== JOB ==
Everything from the first line of the data below through the line that contains "PH = H - T - B" should be written out exactly, please, and nothing more; the pictures stay out.
___
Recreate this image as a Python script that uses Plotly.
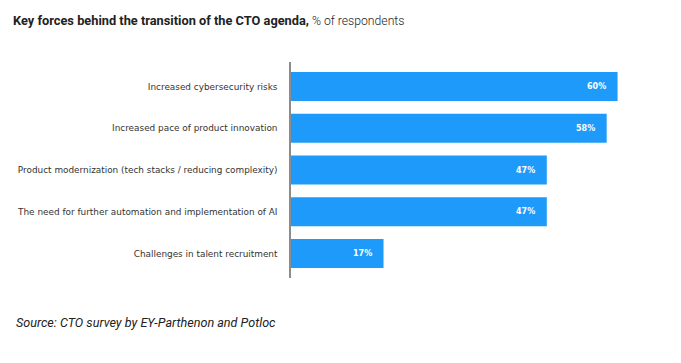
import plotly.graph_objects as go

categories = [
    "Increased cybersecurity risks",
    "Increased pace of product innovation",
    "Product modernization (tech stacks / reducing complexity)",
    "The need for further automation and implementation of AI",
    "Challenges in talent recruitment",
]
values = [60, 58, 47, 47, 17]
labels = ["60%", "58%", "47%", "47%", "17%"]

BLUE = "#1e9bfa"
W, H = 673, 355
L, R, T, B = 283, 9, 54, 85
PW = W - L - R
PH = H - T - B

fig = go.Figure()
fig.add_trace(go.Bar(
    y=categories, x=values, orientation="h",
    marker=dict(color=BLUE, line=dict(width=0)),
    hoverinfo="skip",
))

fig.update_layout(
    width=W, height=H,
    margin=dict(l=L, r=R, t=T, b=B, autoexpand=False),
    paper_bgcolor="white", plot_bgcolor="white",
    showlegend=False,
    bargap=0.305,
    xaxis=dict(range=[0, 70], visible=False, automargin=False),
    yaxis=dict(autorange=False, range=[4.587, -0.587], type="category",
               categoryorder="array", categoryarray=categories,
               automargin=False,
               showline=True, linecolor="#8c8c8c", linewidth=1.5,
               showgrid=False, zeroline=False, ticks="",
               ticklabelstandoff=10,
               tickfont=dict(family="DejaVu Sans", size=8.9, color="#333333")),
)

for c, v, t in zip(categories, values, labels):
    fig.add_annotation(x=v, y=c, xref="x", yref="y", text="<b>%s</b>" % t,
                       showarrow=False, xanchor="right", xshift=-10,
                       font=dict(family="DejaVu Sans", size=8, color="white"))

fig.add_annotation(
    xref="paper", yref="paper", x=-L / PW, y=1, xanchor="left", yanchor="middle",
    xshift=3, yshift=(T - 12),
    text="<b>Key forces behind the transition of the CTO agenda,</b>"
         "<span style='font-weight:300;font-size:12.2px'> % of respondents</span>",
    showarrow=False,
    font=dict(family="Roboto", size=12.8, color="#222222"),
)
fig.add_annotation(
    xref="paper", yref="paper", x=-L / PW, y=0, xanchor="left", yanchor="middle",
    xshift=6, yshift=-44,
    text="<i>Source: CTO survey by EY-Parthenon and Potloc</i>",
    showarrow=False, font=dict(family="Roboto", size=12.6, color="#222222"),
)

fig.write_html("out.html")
___
== WRITTEN ANSWER ==
Recreate this image as a Python script that uses Plotly.
import plotly.graph_objects as go

categories = [
    "Increased cybersecurity risks",
    "Increased pace of product innovation",
    "Product modernization (tech stacks / reducing complexity)",
    "The need for further automation and implementation of AI",
    "Challenges in talent recruitment",
]
values = [60, 58, 47, 47, 17]
labels = ["60%", "58%", "47%", "47%", "17%"]

BLUE = "#1e9bfa"
W, H = 673, 355
L, R, T, B = 283, 9, 54, 85
PW = W - L - R
PH = H - T - B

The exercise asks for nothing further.